Valerie’s phone rings. She pulls it from her purse and holds a finger up, answers it. “Hi, Benny. What’s up?”
She listens, then says, “Great. I’ve always wanted to go there. But listen, Irene and I are just finishing lunch. Can I call you back?”
She hangs up. “Ben and I are going to the new fusion place on Green Street tonight.”
Irene says nothing.
“Irene?”
Still, she keeps silent.
“What, you’re mad at me because I had an affair?”
“I’m mad that you didn’t tell me,” Irene says. “How come you get to ravage all the clothes in my emotional closet and I don’t even get to open your door?”
“That,” Valerie says, “is the weirdest and worst metaphor I have ever heard in my entire life, and that includes Fred Peterson’s dumb poems about his grandmother’s pies that he used to make us listen to.”
“Yeah, well, if you’d gotten up and left like me, you wouldn’t have had to hear so many of them. Remember this? Cinnamon me. Sugar me. Make me bake into myself.”
“Oh, God, I’d f
orgotten that. Oh, poor Fred.”
There is a protracted silence between the two women, and finally Valerie says, “Oh, all right! Here’s what happened. I stayed after class to ask a question about a pose. He showed me something which involved his putting his hand near my crotch. And I just … I just spun around and kissed him. And he kissed me back. And we … Right on the floor.”
“On the floor of the studio?”
Valerie nods.
“Wow. The floor. Didn’t it hurt?”
“Yes, it did. In lots of ways. I went home afterward and cried so hard I was howling. But I went to his apartment the next day and we did it again. It was … Well, don’t get mad, but it was the same day you called me over because Don had dumped you. When we drank those martinis. When I left, I took a cab to his place. And that time it was in his bed. He undressed me, and when he saw the lace on my cami, he said, ‘Is this lace from Belgium? Are your earrings Tahitian pearls? Because that’s what you deserve.’ And he touched me with such … reverence. And he looked so deeply into my eyes and he … just … saw me.”
“Oh, please. You don’t think Ben sees you?”
“Ben and I were having trouble at the time. We were in this thing where we were just really having trouble. He was basically ignoring me. And I him. And so the prospect of having such a gentle and romantic and attentive lover was something that was so appealing. Maybe it was a little midlife crisis. I thought, I just want to try this. I’ll probably never have the opportunity to try this again. And it won’t hurt anyone.”
Irene says nothing.
“I know,” Valerie says. “I know it hurts everyone. Especially when YeeYee started telling me to leave my marriage.”
“That’s when you broke it off, right?”
“Nope.”
“You’re still seeing him?”
“Nope.”
“Then …”
“He broke it off,” Valerie says, the color rising in her cheeks.
“Wow.
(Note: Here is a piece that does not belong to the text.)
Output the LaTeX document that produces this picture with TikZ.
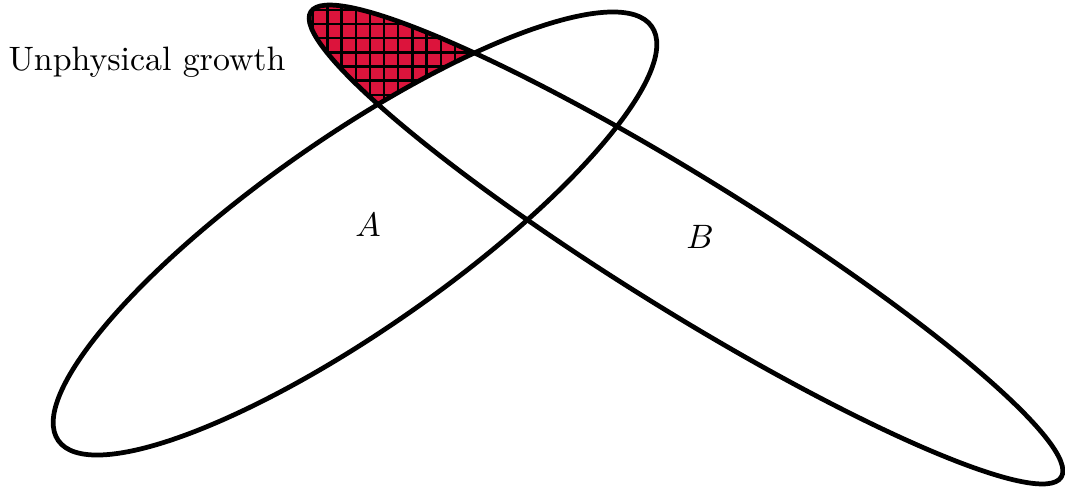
\documentclass[tikz,border=0pt]{standalone}
\usepackage{tikz}
\usetikzlibrary{positioning}
\definecolor{crimson}{RGB}{220,20,60}

\begin{document}
\begin{tikzpicture}[x=0.01037cm, y=-0.01037cm]
    \tikzset{venn/.style = {line width=1.4pt}}
    \tikzset{gridline/.style = {line width=0.7pt, step=0.147cm}}
    \tikzset{ellA/.style = {x radius=3.754cm, y radius=0.996cm, rotate=34.9}}
    \tikzset{ellB/.style = {x radius=4.581cm, y radius=0.69cm, rotate=-31.8}}
    \useasboundingbox (0,0) rectangle (1065,486);

    \coordinate (cA) at (355,233.5);
    \coordinate (cB) at (686,244.5);

    % part of B lying outside A, upper left tip only
    \begin{scope}[even odd rule]
        \clip (cB) ellipse [ellB];
        \clip (0,0) rectangle (1065,486) (cA) ellipse [ellA];
        \fill[crimson] (0,0) rectangle (520,150);
        \draw[gridline, shift={(1.5,9.8)}] (0,150) grid (520,-20);
    \end{scope}

    \draw[venn] (cA) ellipse [ellA];
    \draw[venn] (cB) ellipse [ellB];

    \node (unphys) at (147,62) {Unphysical growth};
    \node (labA) at (368,225) {$A$};
    \node (labB) at (700,237) {$B$};
\end{tikzpicture}
\end{document}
You got dumped by your qigong instructor?” Irene can’t help it; she starts to laugh. “Did you say, Oh, YeeYee, please don’t leave leave me?”
“Yeah, it’s not really so funny, Irene.”
“I know it’s not. I’m sorry.”
The waiter comes over to their table. “Everything delicious here?”
“I’d say so,” Irene says.
“Anyway,” Valerie says. “This was just to clue you in on the idea of ‘perfect marriages.’ The truth is, if he hadn’t called it off, I would have. Honestly. I was coming to my senses.”